読書記録77

石が流す血 (ランダムハウス講談社文庫)

石が流す血 (ランダムハウス講談社文庫)

英国におけるミステリーの頂点、「CWA(英国推理作家協会)賞」’08年度ダンカン
・ローリー・ダガー賞(旧名称ゴールド・ダガー賞・最優秀長編賞)受賞作。
年明け間もないロンドンで、51才の女性弁護士マリアンが高級ホテルの6階の
バルコニーから投身自殺する。仕事も順調で、キャリアの絶頂にあり、豪華な住居を
手に入れたばかりの彼女がなぜ・・・。
マリアンの遺言執行者のトーマスは、若い法廷弁護士ピーターの力を借りて、その死の謎を追いかける。彼らはマリアンが最後に関った事件の法廷記録を紐解いてゆく。

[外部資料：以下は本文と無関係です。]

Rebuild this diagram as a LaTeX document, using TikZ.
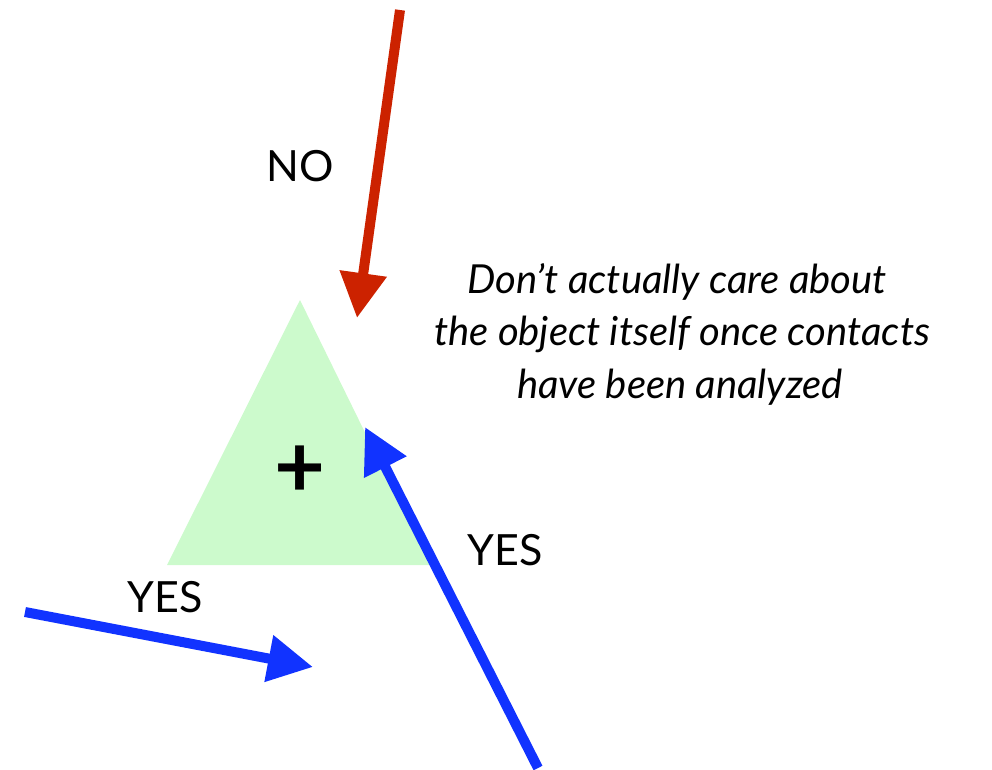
\documentclass[tikz,border=0pt]{standalone}
\usepackage{fontspec}
\setmainfont{Lato}
\usetikzlibrary{arrows.meta}
\definecolor{tri}{RGB}{204,250,204}
\definecolor{redarr}{RGB}{204,34,0}
\definecolor{bluearr}{RGB}{17,51,255}
\begin{document}
\begin{tikzpicture}[x=1pt,y=-1pt,
  arr/.style={line width=10pt,-{Triangle[length=45pt,width=45pt]}},
  lbl/.style={font=\fontsize{43}{50}\selectfont,anchor=base,inner sep=0pt},
  note/.style={font=\fontsize{40}{52}\selectfont\itshape,anchor=base,inner sep=0pt}]
\useasboundingbox (0,0) rectangle (992,769);
\fill[tri] (300,300) coordinate (apex) -- (430,565) coordinate (br) -- (167,565) coordinate (bl) -- cycle;
\node[font=\fontsize{88}{90}\selectfont\bfseries,inner sep=0pt] (plus) at (300,472) {+};
\coordinate (r0) at (400,10);
\coordinate (r1) at (357,318);
\coordinate (b0) at (25,612);
\coordinate (b1) at (313,667);
\coordinate (c0) at (538,768);
\coordinate (c1) at (365,427);
\draw[arr,redarr] (r0) -- (r1);
\draw[arr,bluearr] (b0) -- (b1);
\draw[arr,bluearr] (c0) -- (c1);
\node[lbl] (no) at (300,181) {NO};
\node[lbl] (yes1) at (165,612) {YES};
\node[lbl] (yes2) at (505,565) {YES};
\node[note] (n1) at (677,293) {Don’t actually care about};
\node[note] (n2) at (682,345) {the object itself once contacts};
\node[note] (n3) at (680,398) {have been analyzed};
\end{tikzpicture}
\end{document}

物語は、マリアンによって救われる形となった元被告のリック、マリアンの情け容赦のない法廷戦術で責めたてられ、自殺してしまった証人エンジェルの姉ヘン、そして
かつてマリアンの愛人だったとされる老人スタントンらが、トーマスやピーターと関りを持って進行してゆく。

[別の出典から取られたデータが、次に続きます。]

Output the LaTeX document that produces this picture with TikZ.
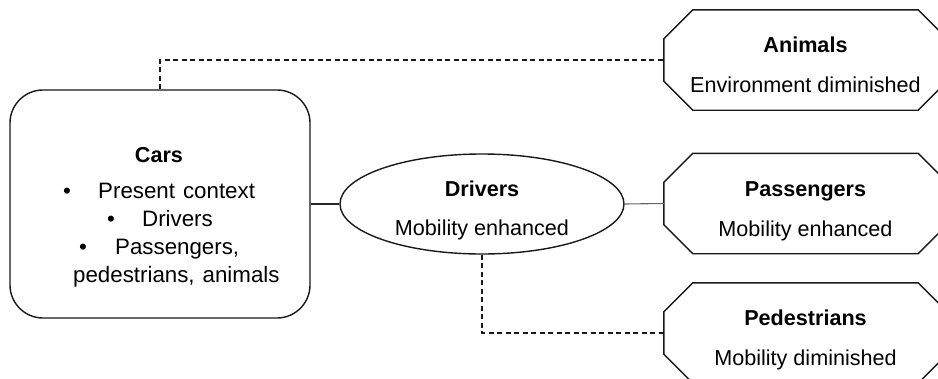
\documentclass[tikz,border=0pt]{standalone}
\usepackage{fontspec}
\setmainfont{Liberation Sans}
\usetikzlibrary{shapes.geometric}

% Outline of a chamfered box around a placeholder node
\newcommand\octoutline[1]{%
  \draw[outline]
    ([xshift=29pt]#1.north west) -- ([xshift=-29pt]#1.north east)
    -- ([yshift=-29pt]#1.north east) -- ([yshift=29pt]#1.south east)
    -- ([xshift=-29pt]#1.south east) -- ([xshift=29pt]#1.south west)
    -- ([yshift=29pt]#1.south west) -- ([yshift=-29pt]#1.north west)
    -- cycle;}
% Slightly larger type with wider word spaces for the list in the cars box
\newcommand\listsetup{\fontsize{22.3}{26}\selectfont
  \spaceskip=0.36em plus 0.1em minus 0.05em\relax}

\begin{document}
\fontsize{21.6}{26}\selectfont
\begin{tikzpicture}[x=1pt,y=-1pt,
  outline/.style={draw=black!90, line width=1.4pt},
  carsbox/.style={rectangle, rounded corners=33pt, outline,
    minimum width=300pt, minimum height=228pt, inner sep=0pt},
  oval/.style={ellipse, outline, minimum width=284pt,
    minimum height=100pt, inner sep=0pt},
  octslot/.style={rectangle, minimum width=283pt,
    minimum height=100pt, inner sep=0pt},
  title/.style={font=\bfseries, anchor=base, inner sep=0pt},
  body/.style={anchor=base, inner sep=0pt},
  listfont/.style={font=\listsetup},
  bodyleft/.style={anchor=base west, inner sep=0pt, listfont},
  link/.style={draw=black!85, line width=1.2pt},
  greylink/.style={draw=black!60, line width=1.1pt},
  dashlink/.style={draw=black!90, line width=1.2pt,
    dash pattern=on 5pt off 3.5pt}]
\useasboundingbox (0,0) rectangle (938,378);
\clip (0,0) rectangle (938,378);

% shapes
\node[carsbox] (cars) at (160,204) {};
\node[oval] (drivers) at (482,204) {};
\node[octslot] (animals) at (805.5,60) {};
\node[octslot] (passengers) at (805.5,203.5) {};
\node[octslot] (pedestrians) at (805.5,333) {};
\octoutline{animals}
\octoutline{passengers}
\octoutline{pedestrians}

% text of the cars box
\node[title] (carsT) at (159,162.5) {Cars};
\node[body, listfont] (b1) at (67,198) {•};
\node[bodyleft] (l1) at (98,198) {Present context};
\node[body, listfont] (b2) at (111,226) {•};
\node[bodyleft] (l2) at (142,226) {Drivers};
\node[body, listfont] (b3) at (83,254) {•};
\node[bodyleft] (l3) at (115,254) {Passengers,};
\node[bodyleft] (l4) at (73,282) {pedestrians, animals};

% text of the other shapes
\node[title] (driversT) at ([yshift=7.5pt]drivers.center) {Drivers};
\node[body] (driversS) at ([yshift=-31.5pt]drivers.center) {Mobility enhanced};
\node[title] (animalsT) at ([yshift=7.5pt]animals.center) {Animals};
\node[body] (animalsS) at ([yshift=-32.5pt]animals.center) {Environment diminished};
\node[title] (passengersT) at ([yshift=7.5pt]passengers.center) {Passengers};
\node[body] (passengersS) at ([yshift=-32.5pt]passengers.center) {Mobility enhanced};
\node[title] (pedestriansT) at ([yshift=7.5pt]pedestrians.center) {Pedestrians};
\node[body] (pedestriansS) at ([yshift=-32.5pt]pedestrians.center) {Mobility diminished};

% connectors
\draw[link] (cars.east) -- (drivers.west);
\draw[greylink] (drivers.east) -- (passengers.west);
\draw[dashlink] (cars.north) |- (animals.west);
\draw[dashlink] (drivers.south) |- (pedestrians.west);
\end{tikzpicture}
\end{document}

ひとりの今は亡き女性のために、残された人々の人生が交錯し、更なる悲劇が
訪れる。そういう意味では、本書は、冒頭に少ししか登場しないマリアンこそが主役と
いってもいいだろう。
最後まで読んでも決定的な結末がよく分からなかったので星2つとしたが、
人間の心の闇を表現したところがCWA賞受賞の理由なのだろうと思う。